■ Problem to work on:
From the entries that follow, reproduce exactly and only the lines from the line with "Give me the Plotly.js source for this chart." to the line with "0.185, 0.174, 0.161];", endpoints included.

■ Material provided:
━━━━━━
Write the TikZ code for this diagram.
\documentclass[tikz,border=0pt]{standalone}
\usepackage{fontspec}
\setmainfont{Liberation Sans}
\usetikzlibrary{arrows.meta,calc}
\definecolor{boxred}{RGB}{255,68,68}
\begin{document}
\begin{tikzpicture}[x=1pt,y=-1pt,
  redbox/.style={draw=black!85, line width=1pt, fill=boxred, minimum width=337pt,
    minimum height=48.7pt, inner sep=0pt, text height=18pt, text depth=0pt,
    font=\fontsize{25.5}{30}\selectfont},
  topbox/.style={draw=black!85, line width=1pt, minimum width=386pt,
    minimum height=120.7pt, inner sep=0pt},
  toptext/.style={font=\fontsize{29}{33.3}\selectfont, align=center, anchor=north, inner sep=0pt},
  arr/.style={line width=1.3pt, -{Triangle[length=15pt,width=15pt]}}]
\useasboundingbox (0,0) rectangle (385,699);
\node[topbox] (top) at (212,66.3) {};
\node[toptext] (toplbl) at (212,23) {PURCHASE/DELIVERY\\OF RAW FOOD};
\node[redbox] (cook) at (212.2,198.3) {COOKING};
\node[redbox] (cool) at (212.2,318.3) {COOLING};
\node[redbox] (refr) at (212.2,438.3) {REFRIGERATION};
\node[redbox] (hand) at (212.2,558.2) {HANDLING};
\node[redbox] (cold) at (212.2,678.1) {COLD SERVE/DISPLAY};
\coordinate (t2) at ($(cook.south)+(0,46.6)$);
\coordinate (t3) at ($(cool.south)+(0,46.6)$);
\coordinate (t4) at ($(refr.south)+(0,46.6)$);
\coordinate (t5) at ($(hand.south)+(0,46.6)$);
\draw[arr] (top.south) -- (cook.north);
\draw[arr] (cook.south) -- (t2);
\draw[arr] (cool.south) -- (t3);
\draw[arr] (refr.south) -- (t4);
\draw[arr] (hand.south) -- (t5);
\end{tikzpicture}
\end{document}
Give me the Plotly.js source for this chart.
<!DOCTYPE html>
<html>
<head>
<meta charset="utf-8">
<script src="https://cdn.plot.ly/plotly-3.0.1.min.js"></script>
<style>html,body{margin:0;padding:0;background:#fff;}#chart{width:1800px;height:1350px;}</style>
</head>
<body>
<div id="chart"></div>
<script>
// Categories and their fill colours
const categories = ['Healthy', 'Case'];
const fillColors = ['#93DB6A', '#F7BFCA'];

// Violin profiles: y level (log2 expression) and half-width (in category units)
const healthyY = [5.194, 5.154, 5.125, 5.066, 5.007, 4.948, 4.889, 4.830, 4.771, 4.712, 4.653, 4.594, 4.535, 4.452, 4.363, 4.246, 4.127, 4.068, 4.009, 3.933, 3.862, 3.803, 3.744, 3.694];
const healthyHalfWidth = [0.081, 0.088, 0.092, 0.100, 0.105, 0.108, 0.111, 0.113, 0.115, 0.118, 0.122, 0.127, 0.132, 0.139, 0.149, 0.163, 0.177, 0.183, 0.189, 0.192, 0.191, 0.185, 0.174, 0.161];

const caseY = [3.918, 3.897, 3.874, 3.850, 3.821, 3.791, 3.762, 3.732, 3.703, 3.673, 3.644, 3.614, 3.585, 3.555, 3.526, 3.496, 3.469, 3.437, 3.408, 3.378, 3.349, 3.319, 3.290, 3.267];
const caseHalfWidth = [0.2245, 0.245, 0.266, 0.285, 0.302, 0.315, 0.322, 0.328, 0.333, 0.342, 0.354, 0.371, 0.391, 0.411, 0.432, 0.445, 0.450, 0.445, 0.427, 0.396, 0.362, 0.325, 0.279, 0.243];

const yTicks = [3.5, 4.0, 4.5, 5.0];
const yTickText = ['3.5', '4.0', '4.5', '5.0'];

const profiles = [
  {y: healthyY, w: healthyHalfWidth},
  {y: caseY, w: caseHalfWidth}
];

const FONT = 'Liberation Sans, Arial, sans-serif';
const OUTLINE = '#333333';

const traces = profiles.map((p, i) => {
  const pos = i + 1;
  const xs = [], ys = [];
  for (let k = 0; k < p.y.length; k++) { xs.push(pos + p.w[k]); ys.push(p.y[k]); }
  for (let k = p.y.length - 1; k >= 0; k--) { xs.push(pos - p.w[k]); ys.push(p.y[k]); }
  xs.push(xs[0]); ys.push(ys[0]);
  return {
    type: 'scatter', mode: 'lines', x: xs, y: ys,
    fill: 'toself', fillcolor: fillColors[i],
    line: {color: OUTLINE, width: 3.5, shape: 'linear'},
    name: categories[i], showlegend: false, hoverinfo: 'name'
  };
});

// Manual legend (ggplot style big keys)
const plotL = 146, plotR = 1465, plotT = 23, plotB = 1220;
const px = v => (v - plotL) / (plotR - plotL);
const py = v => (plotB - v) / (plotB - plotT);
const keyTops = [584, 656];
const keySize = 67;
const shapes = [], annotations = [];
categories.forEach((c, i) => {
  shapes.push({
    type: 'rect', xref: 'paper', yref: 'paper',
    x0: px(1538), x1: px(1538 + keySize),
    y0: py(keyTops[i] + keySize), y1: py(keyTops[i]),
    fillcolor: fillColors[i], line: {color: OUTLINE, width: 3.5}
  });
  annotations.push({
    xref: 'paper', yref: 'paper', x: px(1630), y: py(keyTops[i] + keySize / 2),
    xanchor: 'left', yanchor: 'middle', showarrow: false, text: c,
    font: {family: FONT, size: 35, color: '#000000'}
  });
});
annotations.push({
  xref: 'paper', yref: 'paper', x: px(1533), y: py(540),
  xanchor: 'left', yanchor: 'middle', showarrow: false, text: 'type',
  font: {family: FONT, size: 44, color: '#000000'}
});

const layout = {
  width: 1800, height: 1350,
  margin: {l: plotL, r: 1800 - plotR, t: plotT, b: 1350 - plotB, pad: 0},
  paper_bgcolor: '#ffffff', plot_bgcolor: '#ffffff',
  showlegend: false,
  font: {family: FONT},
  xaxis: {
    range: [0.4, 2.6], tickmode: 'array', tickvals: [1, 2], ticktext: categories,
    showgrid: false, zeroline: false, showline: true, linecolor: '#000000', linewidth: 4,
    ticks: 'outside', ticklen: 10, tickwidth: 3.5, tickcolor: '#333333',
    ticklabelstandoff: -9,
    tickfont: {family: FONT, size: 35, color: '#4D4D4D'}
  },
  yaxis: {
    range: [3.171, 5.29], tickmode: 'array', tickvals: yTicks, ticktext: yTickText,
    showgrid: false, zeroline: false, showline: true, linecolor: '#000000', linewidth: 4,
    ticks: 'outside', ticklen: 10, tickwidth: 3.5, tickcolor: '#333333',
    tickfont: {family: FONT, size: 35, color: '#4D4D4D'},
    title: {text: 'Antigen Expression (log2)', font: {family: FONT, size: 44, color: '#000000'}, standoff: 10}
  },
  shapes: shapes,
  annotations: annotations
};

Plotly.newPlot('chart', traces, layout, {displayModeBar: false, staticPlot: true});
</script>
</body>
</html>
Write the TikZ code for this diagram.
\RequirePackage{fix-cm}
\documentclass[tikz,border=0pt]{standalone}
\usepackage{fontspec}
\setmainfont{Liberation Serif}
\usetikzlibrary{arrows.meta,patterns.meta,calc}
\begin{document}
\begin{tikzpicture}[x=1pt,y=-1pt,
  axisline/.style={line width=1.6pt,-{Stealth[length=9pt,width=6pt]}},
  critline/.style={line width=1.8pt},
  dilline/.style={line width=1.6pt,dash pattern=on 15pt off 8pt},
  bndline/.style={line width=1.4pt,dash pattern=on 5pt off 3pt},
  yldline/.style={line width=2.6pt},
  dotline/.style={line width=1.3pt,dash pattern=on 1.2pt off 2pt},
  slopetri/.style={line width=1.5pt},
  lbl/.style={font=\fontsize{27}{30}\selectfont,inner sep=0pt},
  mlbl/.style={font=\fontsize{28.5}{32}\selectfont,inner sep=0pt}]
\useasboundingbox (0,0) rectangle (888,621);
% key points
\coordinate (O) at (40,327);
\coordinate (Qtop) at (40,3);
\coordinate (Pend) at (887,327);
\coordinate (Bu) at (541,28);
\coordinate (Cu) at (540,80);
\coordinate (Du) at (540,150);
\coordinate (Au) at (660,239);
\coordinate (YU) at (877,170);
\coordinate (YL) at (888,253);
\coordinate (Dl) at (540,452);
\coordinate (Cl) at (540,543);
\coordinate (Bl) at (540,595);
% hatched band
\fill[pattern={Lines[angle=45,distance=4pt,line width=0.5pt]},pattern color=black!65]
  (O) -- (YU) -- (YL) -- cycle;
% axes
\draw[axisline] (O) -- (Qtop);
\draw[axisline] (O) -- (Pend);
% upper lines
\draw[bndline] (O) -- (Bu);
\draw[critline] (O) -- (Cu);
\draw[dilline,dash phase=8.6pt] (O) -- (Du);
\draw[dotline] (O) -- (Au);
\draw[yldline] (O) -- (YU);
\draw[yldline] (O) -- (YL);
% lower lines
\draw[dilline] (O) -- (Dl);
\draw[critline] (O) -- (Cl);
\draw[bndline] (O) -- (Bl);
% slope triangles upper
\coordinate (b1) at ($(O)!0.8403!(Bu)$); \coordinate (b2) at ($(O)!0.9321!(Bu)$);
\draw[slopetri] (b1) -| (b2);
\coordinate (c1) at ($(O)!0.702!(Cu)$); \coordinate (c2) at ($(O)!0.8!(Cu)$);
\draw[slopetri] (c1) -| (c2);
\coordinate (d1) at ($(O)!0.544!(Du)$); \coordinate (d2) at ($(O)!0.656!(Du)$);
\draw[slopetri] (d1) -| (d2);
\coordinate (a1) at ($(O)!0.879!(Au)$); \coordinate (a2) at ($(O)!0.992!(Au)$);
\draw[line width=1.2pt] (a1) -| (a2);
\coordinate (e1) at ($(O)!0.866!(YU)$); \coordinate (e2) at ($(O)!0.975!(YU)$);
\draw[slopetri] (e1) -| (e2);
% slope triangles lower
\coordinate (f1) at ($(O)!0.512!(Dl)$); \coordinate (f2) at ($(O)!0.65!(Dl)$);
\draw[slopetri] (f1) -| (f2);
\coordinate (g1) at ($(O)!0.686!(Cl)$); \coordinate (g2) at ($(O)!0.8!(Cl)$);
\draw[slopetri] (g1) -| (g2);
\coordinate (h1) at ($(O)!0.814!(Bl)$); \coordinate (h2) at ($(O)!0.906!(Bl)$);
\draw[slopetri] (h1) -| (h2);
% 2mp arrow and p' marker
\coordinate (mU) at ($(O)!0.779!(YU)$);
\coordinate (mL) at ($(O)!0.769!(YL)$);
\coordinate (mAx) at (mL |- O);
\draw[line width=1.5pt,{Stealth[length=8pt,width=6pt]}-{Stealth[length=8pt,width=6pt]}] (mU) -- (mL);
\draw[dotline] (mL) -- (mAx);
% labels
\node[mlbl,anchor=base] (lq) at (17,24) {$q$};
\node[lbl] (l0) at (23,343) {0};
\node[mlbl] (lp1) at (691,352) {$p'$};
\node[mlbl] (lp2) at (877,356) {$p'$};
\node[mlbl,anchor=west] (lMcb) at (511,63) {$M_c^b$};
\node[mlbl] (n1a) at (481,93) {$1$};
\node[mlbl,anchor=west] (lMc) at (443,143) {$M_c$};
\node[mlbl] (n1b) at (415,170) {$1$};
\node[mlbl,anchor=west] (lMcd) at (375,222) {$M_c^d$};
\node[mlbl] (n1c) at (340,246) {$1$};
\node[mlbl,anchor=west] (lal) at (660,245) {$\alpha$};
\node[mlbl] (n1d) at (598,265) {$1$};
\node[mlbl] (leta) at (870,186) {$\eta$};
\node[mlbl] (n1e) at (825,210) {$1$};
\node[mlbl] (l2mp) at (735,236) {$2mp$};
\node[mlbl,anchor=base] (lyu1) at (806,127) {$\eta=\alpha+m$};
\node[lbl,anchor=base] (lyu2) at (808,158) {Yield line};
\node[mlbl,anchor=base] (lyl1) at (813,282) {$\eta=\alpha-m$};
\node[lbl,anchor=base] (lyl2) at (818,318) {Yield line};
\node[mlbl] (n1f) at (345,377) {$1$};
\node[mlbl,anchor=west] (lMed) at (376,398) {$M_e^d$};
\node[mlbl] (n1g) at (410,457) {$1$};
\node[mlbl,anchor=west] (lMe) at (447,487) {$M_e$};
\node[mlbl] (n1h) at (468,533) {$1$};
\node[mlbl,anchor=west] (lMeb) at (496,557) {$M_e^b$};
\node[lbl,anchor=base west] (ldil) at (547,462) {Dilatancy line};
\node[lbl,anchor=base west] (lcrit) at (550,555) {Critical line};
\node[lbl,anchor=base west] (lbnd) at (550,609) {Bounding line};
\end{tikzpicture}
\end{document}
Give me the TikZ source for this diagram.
━━━━━━
■ Exercise response:
Give me the Plotly.js source for this chart.
<!DOCTYPE html>
<html>
<head>
<meta charset="utf-8">
<script src="https://cdn.plot.ly/plotly-3.0.1.min.js"></script>
<style>html,body{margin:0;padding:0;background:#fff;}#chart{width:1800px;height:1350px;}</style>
</head>
<body>
<div id="chart"></div>
<script>
// Categories and their fill colours
const categories = ['Healthy', 'Case'];
const fillColors = ['#93DB6A', '#F7BFCA'];

// Violin profiles: y level (log2 expression) and half-width (in category units)
const healthyY = [5.194, 5.154, 5.125, 5.066, 5.007, 4.948, 4.889, 4.830, 4.771, 4.712, 4.653, 4.594, 4.535, 4.452, 4.363, 4.246, 4.127, 4.068, 4.009, 3.933, 3.862, 3.803, 3.744, 3.694];
const healthyHalfWidth = [0.081, 0.088, 0.092, 0.100, 0.105, 0.108, 0.111, 0.113, 0.115, 0.118, 0.122, 0.127, 0.132, 0.139, 0.149, 0.163, 0.177, 0.183, 0.189, 0.192, 0.191, 0.185, 0.174, 0.161];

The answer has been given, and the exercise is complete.